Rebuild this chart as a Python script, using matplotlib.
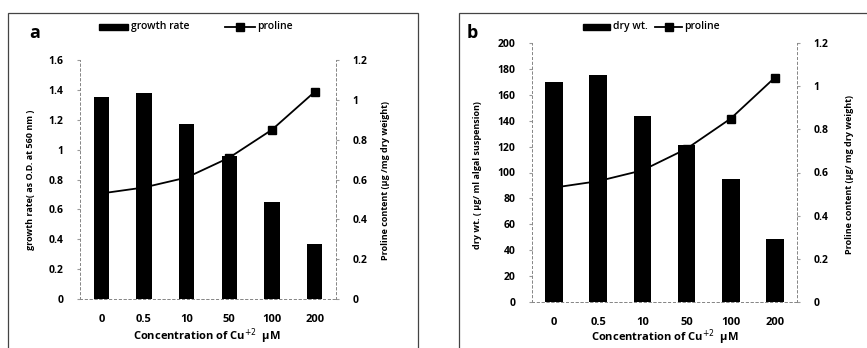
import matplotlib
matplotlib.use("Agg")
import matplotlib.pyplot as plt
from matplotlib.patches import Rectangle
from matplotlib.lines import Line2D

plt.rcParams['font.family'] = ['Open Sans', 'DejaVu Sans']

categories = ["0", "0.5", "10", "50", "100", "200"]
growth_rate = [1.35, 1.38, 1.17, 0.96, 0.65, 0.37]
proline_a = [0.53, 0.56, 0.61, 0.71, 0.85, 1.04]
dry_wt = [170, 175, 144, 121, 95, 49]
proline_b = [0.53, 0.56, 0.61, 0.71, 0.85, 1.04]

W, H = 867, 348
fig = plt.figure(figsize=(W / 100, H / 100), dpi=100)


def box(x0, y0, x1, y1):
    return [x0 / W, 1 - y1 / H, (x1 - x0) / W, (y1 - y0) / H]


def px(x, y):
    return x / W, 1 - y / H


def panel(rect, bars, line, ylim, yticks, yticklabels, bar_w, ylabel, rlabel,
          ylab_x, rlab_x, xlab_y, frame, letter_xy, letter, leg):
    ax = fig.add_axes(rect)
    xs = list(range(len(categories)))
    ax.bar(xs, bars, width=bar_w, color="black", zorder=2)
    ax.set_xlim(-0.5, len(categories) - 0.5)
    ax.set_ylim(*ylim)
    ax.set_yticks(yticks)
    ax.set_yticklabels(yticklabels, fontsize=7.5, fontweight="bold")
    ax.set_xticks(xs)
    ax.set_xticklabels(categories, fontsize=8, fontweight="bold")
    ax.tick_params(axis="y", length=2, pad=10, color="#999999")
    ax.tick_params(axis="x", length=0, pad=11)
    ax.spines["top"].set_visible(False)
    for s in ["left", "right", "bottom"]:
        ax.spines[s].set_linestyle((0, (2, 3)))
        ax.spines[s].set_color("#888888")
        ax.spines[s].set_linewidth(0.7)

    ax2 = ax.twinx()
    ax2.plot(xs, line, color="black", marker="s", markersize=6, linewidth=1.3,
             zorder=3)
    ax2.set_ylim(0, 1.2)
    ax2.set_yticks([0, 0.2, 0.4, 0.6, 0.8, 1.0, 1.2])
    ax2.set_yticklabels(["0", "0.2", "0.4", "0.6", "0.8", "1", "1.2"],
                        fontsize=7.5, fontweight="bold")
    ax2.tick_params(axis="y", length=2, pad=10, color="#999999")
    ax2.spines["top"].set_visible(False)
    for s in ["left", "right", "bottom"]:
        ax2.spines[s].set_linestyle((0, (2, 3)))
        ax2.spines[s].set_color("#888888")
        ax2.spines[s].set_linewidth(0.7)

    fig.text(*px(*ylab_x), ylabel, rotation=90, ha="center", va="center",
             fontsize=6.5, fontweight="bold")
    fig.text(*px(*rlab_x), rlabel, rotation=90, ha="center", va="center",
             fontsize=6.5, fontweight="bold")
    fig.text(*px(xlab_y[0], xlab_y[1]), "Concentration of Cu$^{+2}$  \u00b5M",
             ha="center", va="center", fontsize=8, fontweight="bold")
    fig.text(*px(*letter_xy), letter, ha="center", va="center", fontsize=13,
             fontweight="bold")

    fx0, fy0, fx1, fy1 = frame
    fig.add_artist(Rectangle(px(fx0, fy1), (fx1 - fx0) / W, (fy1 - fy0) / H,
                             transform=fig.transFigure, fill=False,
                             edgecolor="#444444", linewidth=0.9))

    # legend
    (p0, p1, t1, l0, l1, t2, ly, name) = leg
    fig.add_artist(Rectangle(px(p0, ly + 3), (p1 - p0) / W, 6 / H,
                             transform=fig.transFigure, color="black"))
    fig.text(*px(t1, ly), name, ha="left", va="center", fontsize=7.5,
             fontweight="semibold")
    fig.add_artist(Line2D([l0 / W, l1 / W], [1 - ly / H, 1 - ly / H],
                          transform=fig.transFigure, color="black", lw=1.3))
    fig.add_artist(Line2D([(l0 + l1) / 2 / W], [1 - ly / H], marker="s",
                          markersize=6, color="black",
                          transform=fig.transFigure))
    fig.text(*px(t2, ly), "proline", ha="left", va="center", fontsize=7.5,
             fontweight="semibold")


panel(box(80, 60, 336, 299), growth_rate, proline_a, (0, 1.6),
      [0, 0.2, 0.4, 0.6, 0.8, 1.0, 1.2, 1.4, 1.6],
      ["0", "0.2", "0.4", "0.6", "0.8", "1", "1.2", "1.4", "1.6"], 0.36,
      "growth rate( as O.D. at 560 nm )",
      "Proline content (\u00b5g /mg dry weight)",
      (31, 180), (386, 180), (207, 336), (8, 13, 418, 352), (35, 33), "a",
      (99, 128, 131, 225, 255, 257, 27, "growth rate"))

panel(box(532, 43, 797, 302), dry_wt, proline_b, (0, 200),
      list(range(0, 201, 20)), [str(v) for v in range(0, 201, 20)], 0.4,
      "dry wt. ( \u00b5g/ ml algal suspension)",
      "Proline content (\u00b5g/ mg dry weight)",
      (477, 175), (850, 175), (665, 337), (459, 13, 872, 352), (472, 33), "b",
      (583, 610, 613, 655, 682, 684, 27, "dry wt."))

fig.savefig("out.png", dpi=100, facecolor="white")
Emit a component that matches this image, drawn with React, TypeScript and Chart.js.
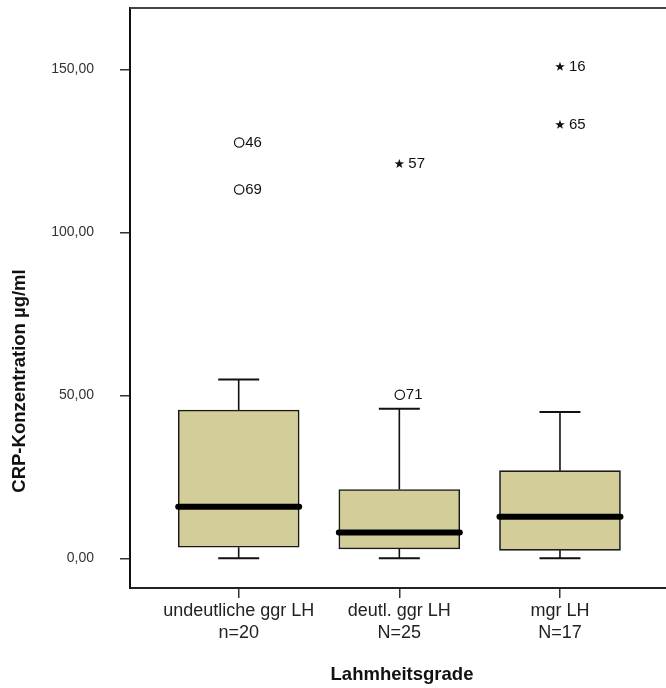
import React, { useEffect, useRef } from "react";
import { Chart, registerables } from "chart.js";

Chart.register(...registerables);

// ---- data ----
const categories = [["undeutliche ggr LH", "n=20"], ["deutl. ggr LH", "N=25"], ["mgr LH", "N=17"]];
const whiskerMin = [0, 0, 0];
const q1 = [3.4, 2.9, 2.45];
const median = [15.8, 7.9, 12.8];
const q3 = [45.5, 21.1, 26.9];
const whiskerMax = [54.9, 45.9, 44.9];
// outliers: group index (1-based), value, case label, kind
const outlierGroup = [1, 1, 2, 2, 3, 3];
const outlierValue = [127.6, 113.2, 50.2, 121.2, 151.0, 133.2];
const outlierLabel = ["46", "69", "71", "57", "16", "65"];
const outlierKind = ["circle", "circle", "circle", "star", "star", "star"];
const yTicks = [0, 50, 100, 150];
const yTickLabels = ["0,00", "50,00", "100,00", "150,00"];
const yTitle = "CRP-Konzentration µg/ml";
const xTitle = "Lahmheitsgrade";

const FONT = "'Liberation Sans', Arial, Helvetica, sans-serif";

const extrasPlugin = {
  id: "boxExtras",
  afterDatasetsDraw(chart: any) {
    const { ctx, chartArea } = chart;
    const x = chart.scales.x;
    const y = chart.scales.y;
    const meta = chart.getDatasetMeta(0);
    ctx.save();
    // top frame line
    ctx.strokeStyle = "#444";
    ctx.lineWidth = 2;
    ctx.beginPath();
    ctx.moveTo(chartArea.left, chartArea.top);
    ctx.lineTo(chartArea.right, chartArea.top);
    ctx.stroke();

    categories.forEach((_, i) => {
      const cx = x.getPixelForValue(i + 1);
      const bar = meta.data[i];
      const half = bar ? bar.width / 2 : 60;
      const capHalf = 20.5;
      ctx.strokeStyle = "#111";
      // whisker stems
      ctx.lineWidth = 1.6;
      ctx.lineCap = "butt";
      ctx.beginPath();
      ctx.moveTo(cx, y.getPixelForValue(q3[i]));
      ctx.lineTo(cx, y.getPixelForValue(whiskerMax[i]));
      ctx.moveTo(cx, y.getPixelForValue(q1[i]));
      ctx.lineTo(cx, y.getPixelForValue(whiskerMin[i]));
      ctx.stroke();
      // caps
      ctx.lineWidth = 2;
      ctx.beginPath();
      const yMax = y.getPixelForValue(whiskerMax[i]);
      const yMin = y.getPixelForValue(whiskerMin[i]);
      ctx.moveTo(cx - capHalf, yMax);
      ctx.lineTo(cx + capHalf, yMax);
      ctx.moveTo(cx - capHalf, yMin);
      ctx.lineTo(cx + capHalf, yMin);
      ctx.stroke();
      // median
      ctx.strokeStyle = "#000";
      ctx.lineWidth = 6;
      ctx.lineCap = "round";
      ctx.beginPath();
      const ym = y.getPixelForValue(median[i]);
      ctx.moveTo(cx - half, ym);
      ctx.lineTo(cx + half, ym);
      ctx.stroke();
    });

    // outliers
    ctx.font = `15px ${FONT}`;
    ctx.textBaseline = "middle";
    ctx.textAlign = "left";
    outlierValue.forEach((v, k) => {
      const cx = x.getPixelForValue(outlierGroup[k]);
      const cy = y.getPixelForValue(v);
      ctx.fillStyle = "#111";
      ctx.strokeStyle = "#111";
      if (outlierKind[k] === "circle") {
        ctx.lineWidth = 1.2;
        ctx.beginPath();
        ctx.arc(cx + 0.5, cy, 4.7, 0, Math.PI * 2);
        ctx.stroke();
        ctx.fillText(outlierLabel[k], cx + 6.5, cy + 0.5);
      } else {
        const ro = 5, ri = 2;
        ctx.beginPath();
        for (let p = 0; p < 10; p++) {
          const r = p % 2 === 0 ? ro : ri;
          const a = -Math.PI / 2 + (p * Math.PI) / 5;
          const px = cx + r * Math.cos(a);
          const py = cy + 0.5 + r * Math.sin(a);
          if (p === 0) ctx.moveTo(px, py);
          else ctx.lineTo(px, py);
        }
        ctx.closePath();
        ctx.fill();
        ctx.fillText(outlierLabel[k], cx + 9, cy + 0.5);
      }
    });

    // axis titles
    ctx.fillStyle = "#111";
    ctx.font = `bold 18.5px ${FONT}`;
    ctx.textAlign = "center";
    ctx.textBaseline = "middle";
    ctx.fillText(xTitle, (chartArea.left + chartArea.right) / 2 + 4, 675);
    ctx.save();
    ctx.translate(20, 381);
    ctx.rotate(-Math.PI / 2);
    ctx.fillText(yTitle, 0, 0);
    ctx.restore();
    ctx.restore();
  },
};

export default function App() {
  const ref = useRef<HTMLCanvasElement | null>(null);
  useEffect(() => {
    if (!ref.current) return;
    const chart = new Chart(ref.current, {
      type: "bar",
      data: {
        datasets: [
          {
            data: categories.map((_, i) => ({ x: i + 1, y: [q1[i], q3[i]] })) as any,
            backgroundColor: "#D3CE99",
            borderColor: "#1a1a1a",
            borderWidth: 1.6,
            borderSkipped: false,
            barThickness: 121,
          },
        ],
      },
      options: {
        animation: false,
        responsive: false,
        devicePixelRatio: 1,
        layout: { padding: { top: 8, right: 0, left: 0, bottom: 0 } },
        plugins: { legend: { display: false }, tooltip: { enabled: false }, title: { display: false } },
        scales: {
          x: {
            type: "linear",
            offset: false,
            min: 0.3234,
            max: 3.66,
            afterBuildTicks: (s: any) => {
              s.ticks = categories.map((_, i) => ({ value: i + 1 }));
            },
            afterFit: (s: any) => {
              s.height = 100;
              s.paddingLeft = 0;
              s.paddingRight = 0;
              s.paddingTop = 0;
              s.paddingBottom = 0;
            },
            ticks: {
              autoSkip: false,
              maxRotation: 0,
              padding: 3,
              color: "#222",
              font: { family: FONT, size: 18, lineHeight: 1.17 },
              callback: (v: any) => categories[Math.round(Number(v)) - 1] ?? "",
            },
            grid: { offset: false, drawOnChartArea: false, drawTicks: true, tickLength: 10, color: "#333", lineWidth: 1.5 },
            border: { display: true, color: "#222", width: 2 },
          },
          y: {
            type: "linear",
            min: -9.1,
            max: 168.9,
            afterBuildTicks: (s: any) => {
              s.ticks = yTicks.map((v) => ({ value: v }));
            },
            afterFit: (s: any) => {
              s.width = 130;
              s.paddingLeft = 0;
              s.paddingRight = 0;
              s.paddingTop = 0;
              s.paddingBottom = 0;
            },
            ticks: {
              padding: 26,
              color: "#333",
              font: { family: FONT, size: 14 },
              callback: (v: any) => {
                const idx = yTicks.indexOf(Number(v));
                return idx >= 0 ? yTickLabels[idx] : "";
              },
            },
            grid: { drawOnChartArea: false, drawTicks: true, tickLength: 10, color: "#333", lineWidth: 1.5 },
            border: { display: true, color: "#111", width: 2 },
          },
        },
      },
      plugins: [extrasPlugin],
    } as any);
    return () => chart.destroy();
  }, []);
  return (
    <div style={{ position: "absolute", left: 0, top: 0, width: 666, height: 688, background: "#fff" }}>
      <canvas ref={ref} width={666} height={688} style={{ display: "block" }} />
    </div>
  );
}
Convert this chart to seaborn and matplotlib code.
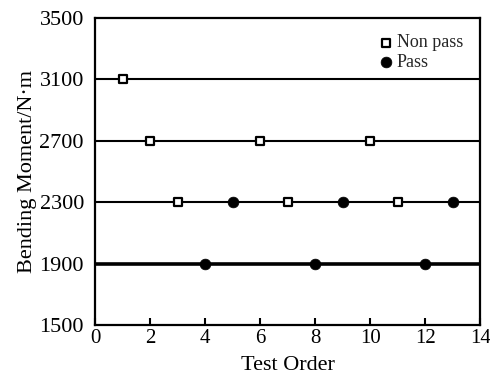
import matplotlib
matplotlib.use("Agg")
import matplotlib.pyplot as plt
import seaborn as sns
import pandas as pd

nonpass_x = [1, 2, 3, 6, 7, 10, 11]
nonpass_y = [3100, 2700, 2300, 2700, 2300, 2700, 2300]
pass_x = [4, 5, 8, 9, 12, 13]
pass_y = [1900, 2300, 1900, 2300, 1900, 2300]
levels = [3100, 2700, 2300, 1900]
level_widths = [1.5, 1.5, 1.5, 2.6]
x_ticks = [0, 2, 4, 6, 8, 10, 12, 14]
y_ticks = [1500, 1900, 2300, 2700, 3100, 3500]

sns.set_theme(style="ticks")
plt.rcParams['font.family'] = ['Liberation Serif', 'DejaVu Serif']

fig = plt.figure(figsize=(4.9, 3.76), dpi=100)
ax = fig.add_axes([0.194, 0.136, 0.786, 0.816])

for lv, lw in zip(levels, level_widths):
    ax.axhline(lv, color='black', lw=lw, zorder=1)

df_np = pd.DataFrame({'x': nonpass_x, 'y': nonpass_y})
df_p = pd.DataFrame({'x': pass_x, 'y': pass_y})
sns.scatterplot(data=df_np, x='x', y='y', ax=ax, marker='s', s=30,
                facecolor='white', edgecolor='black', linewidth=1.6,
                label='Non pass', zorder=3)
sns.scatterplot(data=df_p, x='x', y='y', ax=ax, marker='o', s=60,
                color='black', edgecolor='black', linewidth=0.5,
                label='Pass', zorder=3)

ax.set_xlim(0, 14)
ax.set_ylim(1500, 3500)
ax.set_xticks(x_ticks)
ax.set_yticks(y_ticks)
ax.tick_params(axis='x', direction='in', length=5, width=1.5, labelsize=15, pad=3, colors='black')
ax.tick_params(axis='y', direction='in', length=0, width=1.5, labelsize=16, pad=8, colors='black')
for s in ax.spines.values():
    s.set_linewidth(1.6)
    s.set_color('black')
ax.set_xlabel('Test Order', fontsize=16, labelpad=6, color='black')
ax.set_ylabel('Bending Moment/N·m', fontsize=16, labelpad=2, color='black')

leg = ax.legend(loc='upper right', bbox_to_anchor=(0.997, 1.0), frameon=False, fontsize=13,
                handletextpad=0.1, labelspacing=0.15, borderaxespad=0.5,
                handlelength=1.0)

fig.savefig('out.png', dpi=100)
=-=-=-=-=
• [WHAT IS ASKED] Give the lines again word for word, from the start of the records to the line holding "ax.spines[s].set_linewidth(0.7)", both included, and leave out any picture.

• [EXERCISE OUTPUT]
Rebuild this chart as a Python script, using matplotlib.
import matplotlib
matplotlib.use("Agg")
import matplotlib.pyplot as plt
from matplotlib.patches import Rectangle
from matplotlib.lines import Line2D

plt.rcParams['font.family'] = ['Open Sans', 'DejaVu Sans']

categories = ["0", "0.5", "10", "50", "100", "200"]
growth_rate = [1.35, 1.38, 1.17, 0.96, 0.65, 0.37]
proline_a = [0.53, 0.56, 0.61, 0.71, 0.85, 1.04]
dry_wt = [170, 175, 144, 121, 95, 49]
proline_b = [0.53, 0.56, 0.61, 0.71, 0.85, 1.04]

W, H = 867, 348
fig = plt.figure(figsize=(W / 100, H / 100), dpi=100)


def box(x0, y0, x1, y1):
    return [x0 / W, 1 - y1 / H, (x1 - x0) / W, (y1 - y0) / H]


def px(x, y):
    return x / W, 1 - y / H


def panel(rect, bars, line, ylim, yticks, yticklabels, bar_w, ylabel, rlabel,
          ylab_x, rlab_x, xlab_y, frame, letter_xy, letter, leg):
    ax = fig.add_axes(rect)
    xs = list(range(len(categories)))
    ax.bar(xs, bars, width=bar_w, color="black", zorder=2)
    ax.set_xlim(-0.5, len(categories) - 0.5)
    ax.set_ylim(*ylim)
    ax.set_yticks(yticks)
    ax.set_yticklabels(yticklabels, fontsize=7.5, fontweight="bold")
    ax.set_xticks(xs)
    ax.set_xticklabels(categories, fontsize=8, fontweight="bold")
    ax.tick_params(axis="y", length=2, pad=10, color="#999999")
    ax.tick_params(axis="x", length=0, pad=11)
    ax.spines["top"].set_visible(False)
    for s in ["left", "right", "bottom"]:
        ax.spines[s].set_linestyle((0, (2, 3)))
        ax.spines[s].set_color("#888888")
        ax.spines[s].set_linewidth(0.7)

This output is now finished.